Problem to solve –
Both boundary lines count: repeat, exactly and alone, the lines from the one containing "Give me the TikZ source for this diagram." to the one containing "(0,0) rectangle (921,668);", with pictures left out.

-- BEGIN Working data --

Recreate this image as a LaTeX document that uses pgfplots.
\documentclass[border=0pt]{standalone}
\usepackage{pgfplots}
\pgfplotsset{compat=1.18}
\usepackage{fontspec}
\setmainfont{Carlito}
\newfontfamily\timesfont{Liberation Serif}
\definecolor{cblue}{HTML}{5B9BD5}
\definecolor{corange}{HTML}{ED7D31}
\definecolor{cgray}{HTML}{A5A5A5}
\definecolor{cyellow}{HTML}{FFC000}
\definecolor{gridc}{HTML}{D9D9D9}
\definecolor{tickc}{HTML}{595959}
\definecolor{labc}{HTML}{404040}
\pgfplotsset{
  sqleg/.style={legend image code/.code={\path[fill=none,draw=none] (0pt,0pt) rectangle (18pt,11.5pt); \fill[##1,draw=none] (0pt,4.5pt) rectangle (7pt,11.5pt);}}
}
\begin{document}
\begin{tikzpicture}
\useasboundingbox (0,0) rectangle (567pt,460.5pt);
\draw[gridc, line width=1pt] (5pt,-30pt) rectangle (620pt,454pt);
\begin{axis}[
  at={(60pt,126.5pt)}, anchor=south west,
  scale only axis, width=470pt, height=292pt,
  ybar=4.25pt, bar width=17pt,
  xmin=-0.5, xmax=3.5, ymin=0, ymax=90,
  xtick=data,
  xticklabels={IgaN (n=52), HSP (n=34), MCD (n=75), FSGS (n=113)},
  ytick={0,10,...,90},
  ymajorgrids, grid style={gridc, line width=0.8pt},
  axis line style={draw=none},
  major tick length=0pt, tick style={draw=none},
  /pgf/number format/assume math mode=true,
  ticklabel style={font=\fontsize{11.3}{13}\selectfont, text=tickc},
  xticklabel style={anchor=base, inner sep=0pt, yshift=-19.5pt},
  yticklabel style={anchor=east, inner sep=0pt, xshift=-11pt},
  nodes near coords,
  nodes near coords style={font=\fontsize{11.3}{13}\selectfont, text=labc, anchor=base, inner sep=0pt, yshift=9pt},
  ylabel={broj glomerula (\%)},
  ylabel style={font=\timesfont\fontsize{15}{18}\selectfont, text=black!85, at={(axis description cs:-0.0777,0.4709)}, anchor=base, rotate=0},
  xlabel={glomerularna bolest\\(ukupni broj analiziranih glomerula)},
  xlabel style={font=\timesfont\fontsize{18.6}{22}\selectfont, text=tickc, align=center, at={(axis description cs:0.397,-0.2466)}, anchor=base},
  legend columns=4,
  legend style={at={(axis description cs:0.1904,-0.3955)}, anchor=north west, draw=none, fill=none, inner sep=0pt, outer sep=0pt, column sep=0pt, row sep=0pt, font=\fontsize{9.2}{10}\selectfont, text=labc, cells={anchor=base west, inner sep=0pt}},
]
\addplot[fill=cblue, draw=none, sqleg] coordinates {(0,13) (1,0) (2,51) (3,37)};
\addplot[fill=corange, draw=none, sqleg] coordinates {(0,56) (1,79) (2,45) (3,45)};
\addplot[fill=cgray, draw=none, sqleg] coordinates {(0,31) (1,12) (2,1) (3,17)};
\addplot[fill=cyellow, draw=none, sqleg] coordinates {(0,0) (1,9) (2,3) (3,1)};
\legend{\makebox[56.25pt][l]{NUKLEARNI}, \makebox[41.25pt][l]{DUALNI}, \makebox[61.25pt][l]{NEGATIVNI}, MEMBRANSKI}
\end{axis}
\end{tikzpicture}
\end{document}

-- END Working data --
-- BEGIN Working data --

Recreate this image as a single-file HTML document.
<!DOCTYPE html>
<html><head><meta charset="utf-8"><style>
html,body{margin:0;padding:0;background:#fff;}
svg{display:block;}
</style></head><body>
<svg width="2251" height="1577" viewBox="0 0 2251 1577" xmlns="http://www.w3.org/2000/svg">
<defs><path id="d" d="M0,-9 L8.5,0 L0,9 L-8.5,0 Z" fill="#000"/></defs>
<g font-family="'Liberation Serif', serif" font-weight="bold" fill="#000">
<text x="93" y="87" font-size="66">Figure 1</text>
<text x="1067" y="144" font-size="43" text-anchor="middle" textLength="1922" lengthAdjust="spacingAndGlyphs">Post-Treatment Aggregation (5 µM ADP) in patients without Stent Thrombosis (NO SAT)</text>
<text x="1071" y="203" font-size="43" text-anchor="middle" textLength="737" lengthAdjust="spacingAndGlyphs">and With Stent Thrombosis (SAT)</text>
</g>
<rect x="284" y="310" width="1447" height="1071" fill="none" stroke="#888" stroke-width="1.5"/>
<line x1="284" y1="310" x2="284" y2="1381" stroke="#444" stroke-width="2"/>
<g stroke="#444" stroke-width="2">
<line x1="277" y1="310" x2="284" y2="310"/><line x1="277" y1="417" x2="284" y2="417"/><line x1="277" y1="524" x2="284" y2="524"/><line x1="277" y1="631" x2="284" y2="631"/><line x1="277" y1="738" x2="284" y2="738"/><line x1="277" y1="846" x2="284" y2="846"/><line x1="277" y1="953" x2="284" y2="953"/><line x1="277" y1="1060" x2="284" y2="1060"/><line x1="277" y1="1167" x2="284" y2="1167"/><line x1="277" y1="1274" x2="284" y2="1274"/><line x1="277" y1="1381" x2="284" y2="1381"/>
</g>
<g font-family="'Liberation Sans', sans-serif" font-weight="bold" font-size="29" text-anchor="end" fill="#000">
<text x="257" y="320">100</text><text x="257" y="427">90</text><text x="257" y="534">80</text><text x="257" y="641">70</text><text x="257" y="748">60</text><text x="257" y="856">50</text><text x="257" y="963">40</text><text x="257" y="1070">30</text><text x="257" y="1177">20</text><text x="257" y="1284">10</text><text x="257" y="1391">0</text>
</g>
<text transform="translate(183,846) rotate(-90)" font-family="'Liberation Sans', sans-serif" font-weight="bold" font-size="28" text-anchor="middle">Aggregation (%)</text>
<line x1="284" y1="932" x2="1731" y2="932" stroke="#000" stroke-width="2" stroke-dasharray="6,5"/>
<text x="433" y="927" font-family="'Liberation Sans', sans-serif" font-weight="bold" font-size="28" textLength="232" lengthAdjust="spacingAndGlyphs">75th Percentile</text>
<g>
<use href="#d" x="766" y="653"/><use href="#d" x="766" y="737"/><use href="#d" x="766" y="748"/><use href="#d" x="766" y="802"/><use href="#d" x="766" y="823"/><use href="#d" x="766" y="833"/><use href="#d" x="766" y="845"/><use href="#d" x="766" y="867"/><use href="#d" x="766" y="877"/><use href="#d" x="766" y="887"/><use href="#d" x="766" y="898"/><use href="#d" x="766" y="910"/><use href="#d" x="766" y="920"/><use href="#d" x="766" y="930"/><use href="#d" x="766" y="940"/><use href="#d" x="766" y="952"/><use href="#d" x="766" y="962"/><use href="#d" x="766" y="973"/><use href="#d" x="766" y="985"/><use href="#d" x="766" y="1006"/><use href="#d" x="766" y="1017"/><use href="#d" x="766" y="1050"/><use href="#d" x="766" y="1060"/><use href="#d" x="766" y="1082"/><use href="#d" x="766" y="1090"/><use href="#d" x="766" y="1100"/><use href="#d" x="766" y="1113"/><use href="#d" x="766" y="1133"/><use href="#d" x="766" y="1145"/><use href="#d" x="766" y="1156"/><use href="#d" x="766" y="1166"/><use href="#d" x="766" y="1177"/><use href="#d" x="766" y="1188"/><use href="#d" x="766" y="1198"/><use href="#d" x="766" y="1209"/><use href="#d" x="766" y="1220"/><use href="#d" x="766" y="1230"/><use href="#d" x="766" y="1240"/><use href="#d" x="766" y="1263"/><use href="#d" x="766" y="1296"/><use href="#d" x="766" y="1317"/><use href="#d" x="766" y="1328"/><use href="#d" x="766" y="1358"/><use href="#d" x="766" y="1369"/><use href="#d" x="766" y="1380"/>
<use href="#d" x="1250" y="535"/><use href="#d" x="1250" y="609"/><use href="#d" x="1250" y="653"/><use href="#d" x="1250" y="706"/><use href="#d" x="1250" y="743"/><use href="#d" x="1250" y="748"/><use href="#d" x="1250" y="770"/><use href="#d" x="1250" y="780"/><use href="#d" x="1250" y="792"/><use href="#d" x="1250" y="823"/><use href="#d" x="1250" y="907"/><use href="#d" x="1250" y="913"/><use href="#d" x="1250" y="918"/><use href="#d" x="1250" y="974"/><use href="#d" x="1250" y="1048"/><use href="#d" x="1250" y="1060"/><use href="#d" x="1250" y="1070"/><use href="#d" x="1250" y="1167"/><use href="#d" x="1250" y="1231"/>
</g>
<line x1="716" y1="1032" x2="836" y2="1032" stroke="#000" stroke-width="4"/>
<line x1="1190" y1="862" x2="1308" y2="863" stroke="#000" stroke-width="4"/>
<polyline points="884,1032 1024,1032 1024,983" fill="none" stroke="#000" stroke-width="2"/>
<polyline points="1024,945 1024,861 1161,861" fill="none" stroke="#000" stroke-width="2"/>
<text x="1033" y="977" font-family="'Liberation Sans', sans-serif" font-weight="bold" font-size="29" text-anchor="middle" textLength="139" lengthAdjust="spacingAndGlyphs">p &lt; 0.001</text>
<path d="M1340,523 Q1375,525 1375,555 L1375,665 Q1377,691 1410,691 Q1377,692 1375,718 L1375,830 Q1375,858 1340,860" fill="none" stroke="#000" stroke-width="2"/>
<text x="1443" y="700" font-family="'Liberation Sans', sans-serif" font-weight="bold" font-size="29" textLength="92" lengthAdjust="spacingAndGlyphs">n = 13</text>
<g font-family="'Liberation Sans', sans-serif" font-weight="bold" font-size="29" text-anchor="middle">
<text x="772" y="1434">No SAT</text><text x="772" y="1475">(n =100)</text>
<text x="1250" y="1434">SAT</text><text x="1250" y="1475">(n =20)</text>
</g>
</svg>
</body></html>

-- END Working data --
-- BEGIN Working data --

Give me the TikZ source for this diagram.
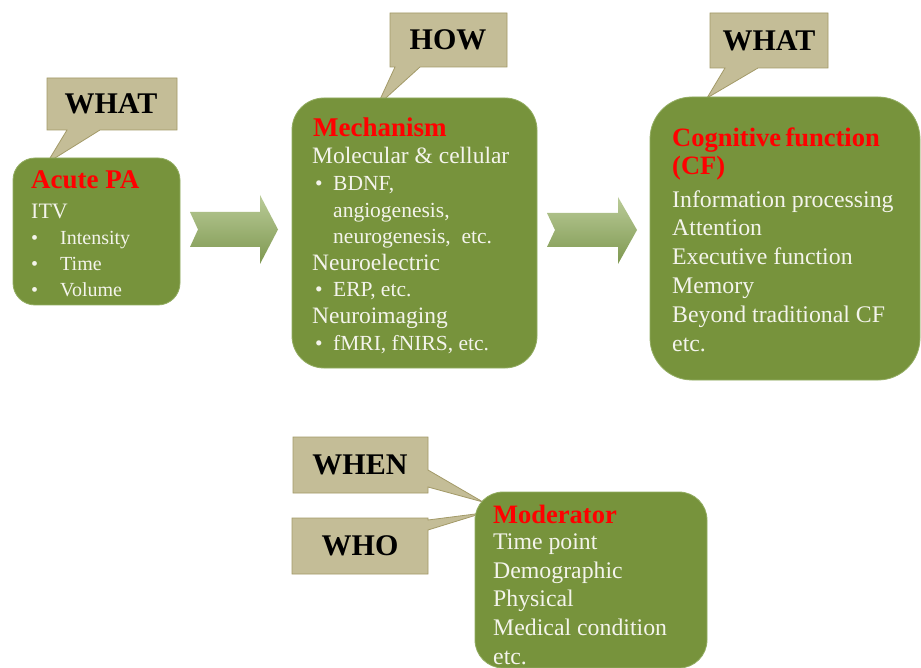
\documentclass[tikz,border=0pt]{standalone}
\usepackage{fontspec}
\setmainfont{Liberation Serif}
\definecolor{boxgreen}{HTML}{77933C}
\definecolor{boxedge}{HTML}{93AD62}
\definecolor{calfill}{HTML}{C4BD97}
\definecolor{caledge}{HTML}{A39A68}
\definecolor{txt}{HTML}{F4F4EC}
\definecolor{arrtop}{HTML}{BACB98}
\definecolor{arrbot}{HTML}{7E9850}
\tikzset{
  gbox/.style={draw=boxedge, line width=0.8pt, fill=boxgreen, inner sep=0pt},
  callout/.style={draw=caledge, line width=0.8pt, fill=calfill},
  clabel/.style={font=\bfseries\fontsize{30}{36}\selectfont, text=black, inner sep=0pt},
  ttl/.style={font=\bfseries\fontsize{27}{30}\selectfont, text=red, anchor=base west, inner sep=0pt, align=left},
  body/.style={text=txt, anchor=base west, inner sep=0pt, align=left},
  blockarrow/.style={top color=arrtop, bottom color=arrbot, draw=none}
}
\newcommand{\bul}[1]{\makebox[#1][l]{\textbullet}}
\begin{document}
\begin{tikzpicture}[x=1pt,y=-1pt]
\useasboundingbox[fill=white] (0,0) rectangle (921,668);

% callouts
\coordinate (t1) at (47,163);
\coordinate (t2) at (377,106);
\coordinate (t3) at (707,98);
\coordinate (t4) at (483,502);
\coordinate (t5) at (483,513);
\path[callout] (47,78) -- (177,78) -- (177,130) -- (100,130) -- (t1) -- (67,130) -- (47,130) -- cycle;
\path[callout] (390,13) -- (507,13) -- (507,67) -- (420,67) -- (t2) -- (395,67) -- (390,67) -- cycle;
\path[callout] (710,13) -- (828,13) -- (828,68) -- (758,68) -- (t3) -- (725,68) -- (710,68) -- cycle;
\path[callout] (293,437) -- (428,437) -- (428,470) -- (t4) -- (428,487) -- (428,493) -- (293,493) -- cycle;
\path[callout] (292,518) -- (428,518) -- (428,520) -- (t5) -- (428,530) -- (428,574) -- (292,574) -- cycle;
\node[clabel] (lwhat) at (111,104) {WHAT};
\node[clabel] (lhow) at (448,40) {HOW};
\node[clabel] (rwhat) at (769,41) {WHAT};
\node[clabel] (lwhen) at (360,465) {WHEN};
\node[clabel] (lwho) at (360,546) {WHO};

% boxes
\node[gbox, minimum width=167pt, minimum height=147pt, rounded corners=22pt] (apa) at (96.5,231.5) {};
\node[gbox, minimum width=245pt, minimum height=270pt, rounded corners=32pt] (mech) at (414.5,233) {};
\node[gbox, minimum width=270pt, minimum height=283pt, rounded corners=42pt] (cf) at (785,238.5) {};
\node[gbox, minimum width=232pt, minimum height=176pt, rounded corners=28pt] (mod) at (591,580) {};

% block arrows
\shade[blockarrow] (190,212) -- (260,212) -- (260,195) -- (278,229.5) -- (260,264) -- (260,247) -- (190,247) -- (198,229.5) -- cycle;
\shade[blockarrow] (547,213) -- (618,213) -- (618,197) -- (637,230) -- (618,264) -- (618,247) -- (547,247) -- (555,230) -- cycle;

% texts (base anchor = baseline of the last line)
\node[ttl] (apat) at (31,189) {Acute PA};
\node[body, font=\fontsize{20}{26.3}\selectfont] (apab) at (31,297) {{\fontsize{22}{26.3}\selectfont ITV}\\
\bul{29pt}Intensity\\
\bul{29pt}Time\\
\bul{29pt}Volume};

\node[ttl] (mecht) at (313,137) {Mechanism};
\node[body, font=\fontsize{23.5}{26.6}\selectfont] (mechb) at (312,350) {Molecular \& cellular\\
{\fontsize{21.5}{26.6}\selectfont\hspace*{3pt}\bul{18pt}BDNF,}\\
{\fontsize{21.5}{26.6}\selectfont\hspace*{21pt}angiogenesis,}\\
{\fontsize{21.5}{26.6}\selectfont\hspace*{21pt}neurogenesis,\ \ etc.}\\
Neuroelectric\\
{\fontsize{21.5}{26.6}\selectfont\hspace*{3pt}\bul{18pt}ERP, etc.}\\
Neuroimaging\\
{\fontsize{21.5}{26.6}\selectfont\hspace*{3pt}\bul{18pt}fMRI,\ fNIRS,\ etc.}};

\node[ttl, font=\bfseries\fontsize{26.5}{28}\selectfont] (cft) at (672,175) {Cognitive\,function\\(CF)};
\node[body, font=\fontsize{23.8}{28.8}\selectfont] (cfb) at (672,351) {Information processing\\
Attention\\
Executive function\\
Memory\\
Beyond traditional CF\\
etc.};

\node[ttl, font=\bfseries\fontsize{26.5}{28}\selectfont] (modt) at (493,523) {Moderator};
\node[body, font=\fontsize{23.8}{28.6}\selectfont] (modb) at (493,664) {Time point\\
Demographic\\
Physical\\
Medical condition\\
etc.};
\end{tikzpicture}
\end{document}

-- END Working data --

Solution to the problem –
Give me the TikZ source for this diagram.
\documentclass[tikz,border=0pt]{standalone}
\usepackage{fontspec}
\setmainfont{Liberation Serif}
\definecolor{boxgreen}{HTML}{77933C}
\definecolor{boxedge}{HTML}{93AD62}
\definecolor{calfill}{HTML}{C4BD97}
\definecolor{caledge}{HTML}{A39A68}
\definecolor{txt}{HTML}{F4F4EC}
\definecolor{arrtop}{HTML}{BACB98}
\definecolor{arrbot}{HTML}{7E9850}
\tikzset{
  gbox/.style={draw=boxedge, line width=0.8pt, fill=boxgreen, inner sep=0pt},
  callout/.style={draw=caledge, line width=0.8pt, fill=calfill},
  clabel/.style={font=\bfseries\fontsize{30}{36}\selectfont, text=black, inner sep=0pt},
  ttl/.style={font=\bfseries\fontsize{27}{30}\selectfont, text=red, anchor=base west, inner sep=0pt, align=left},
  body/.style={text=txt, anchor=base west, inner sep=0pt, align=left},
  blockarrow/.style={top color=arrtop, bottom color=arrbot, draw=none}
}
\newcommand{\bul}[1]{\makebox[#1][l]{\textbullet}}
\begin{document}
\begin{tikzpicture}[x=1pt,y=-1pt]
\useasboundingbox[fill=white] (0,0) rectangle (921,668);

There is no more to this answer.